Do not repeat pictures. Repeat exactly the lines of the listing below from its first line through the line with "return 1 - (y - T) / PH".
________________________
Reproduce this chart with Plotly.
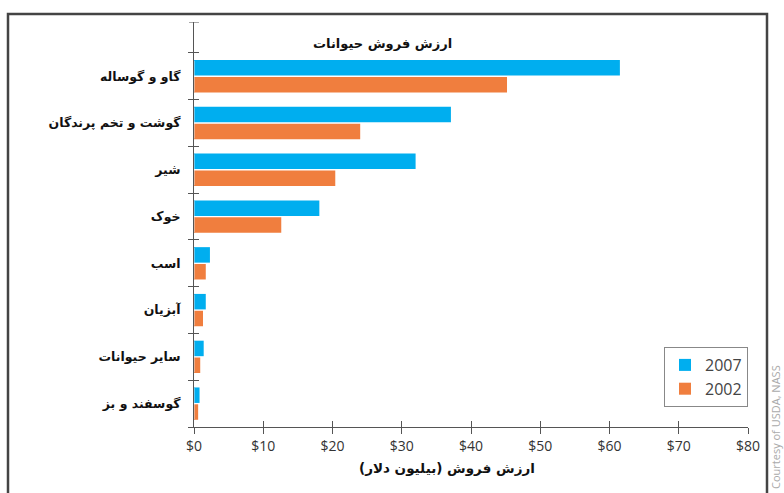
import plotly.graph_objects as go

categories = ["گوسفند و بز", "سایر حیوانات", "آبزیان", "اسب", "خوک", "شیر", "گوشت و تخم پرندگان", "گاو و گوساله"]
values_2007 = [0.8, 1.4, 1.7, 2.3, 18.1, 32.0, 37.1, 61.5]
values_2002 = [0.6, 0.9, 1.3, 1.7, 12.6, 20.4, 24.0, 45.2]
x_tickvals = [0, 10, 20, 30, 40, 50, 60, 70, 80]
x_ticktext = ["$0", "$10", "$20", "$30", "$40", "$50", "$60", "$70", "$80"]

title_text = "ارزش فروش حیوانات"
xaxis_title = "ارزش فروش (بیلیون دلار)"
credit = "Courtesy of USDA, NASS"

C2007 = "#00AEEF"
C2002 = "#F07E3E"
FA = "DejaVu Sans"
FL = "Open Sans"

fig = go.Figure()
fig.add_trace(go.Bar(y=categories, x=values_2002, orientation="h", name="2002",
                     marker=dict(color=C2002, line=dict(width=0))))
fig.add_trace(go.Bar(y=categories, x=values_2007, orientation="h", name="2007",
                     marker=dict(color=C2007, line=dict(width=0))))

ymax = 7.5 + 0.66
axis_col = "#555555"
PW, PH = 554, 405  # plot area size in px
L, T = 194, 22

def px(x):
    return (x - L) / PW

def py(y):
    return 1 - (y - T) / PH

fig.update_layout(
    width=784, height=493,
    margin=dict(l=194, r=36, t=22, b=66),
    paper_bgcolor="white", plot_bgcolor="white",
    barmode="group", bargap=0.28, bargroupgap=0.08,
    showlegend=True,
    legend=dict(x=1.0, y=py(407), xanchor="right", yanchor="bottom",
                traceorder="reversed", bordercolor="#888888", borderwidth=1,
                bgcolor="white", font=dict(family=FL, size=16, color="#444444"),
                itemwidth=30, tracegroupgap=2),
    xaxis=dict(range=[0, 80], tickvals=x_tickvals, ticktext=x_ticktext,
               showgrid=False, zeroline=False, showline=True, linecolor=axis_col,
               linewidth=1, ticks="outside", ticklen=6, tickcolor=axis_col,
               tickfont=dict(family=FL, size=14, color="#333333")),
    xaxis2=dict(range=[0, 80], tickvals=x_tickvals, showticklabels=False,
                overlaying="x", side="bottom", showgrid=False, zeroline=False,
                ticks="inside", ticklen=6, tickcolor=axis_col, anchor="y"),
    yaxis=dict(type="category", range=[-0.5, ymax], showgrid=False, zeroline=False,
               showline=True, linecolor=axis_col, linewidth=1,
               ticks="outside", tickson="boundaries", ticklen=5, tickcolor=axis_col,
               tickfont=dict(family=FA, size=12.5, color="#111111"), ticklabelstandoff=10,
               tickprefix="<b>", ticksuffix="</b>",
               categoryorder="array", categoryarray=categories),
    yaxis2=dict(type="category", range=[-0.5, ymax], overlaying="y", side="left",
                showgrid=False, zeroline=False, showticklabels=False,
                ticks="inside", tickson="boundaries", ticklen=5, tickcolor=axis_col,
                anchor="x", categoryarray=categories, categoryorder="array"),
)

# invisible trace to activate the duplicate axes for crossing ticks
fig.add_trace(go.Bar(y=categories, x=[0] * len(categories), orientation="h",
                     xaxis="x2", yaxis="y2", showlegend=False, hoverinfo="skip",
                     marker=dict(color="rgba(0,0,0,0)")))

# top tick of the y axis
fig.add_shape(type="line", xref="paper", yref="y", x0=-0.009, x1=0.009, y0=ymax, y1=ymax,
              line=dict(color=axis_col, width=1))

# outer frame
fig.add_shape(type="rect", xref="paper", yref="paper",
              x0=px(8), x1=px(767), y0=py(520), y1=py(14),
              line=dict(color="#444444", width=2.5), fillcolor="rgba(0,0,0,0)", layer="above")

fig.add_annotation(text="<b>" + title_text + "</b>", xref="paper", yref="paper",
                   x=px(382), y=py(34), showarrow=False,
                   font=dict(family=FA, size=13, color="#111111"))
fig.add_annotation(text="<b>" + xaxis_title + "</b>", xref="paper", yref="paper",
                   x=px(447), y=py(478), showarrow=False,
                   font=dict(family=FA, size=13.5, color="#111111"))
fig.add_annotation(text=credit, xref="paper", yref="paper", textangle=-90,
                   x=px(775), y=py(491), xanchor="center", yanchor="bottom",
                   showarrow=False, font=dict(family=FL, size=11, color="#AAAAAA"))

fig.write_html("out.html", config={"displayModeBar": False},
               post_script="document.body.style.margin='0';document.body.style.padding='0';")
________________________
> [Solution for this task]
Reproduce this chart with Plotly.
import plotly.graph_objects as go

categories = ["گوسفند و بز", "سایر حیوانات", "آبزیان", "اسب", "خوک", "شیر", "گوشت و تخم پرندگان", "گاو و گوساله"]
values_2007 = [0.8, 1.4, 1.7, 2.3, 18.1, 32.0, 37.1, 61.5]
values_2002 = [0.6, 0.9, 1.3, 1.7, 12.6, 20.4, 24.0, 45.2]
x_tickvals = [0, 10, 20, 30, 40, 50, 60, 70, 80]
x_ticktext = ["$0", "$10", "$20", "$30", "$40", "$50", "$60", "$70", "$80"]

title_text = "ارزش فروش حیوانات"
xaxis_title = "ارزش فروش (بیلیون دلار)"
credit = "Courtesy of USDA, NASS"

C2007 = "#00AEEF"
C2002 = "#F07E3E"
FA = "DejaVu Sans"
FL = "Open Sans"

fig = go.Figure()
fig.add_trace(go.Bar(y=categories, x=values_2002, orientation="h", name="2002",
                     marker=dict(color=C2002, line=dict(width=0))))
fig.add_trace(go.Bar(y=categories, x=values_2007, orientation="h", name="2007",
                     marker=dict(color=C2007, line=dict(width=0))))

ymax = 7.5 + 0.66
axis_col = "#555555"
PW, PH = 554, 405  # plot area size in px
L, T = 194, 22

def px(x):
    return (x - L) / PW

def py(y):
    return 1 - (y - T) / PH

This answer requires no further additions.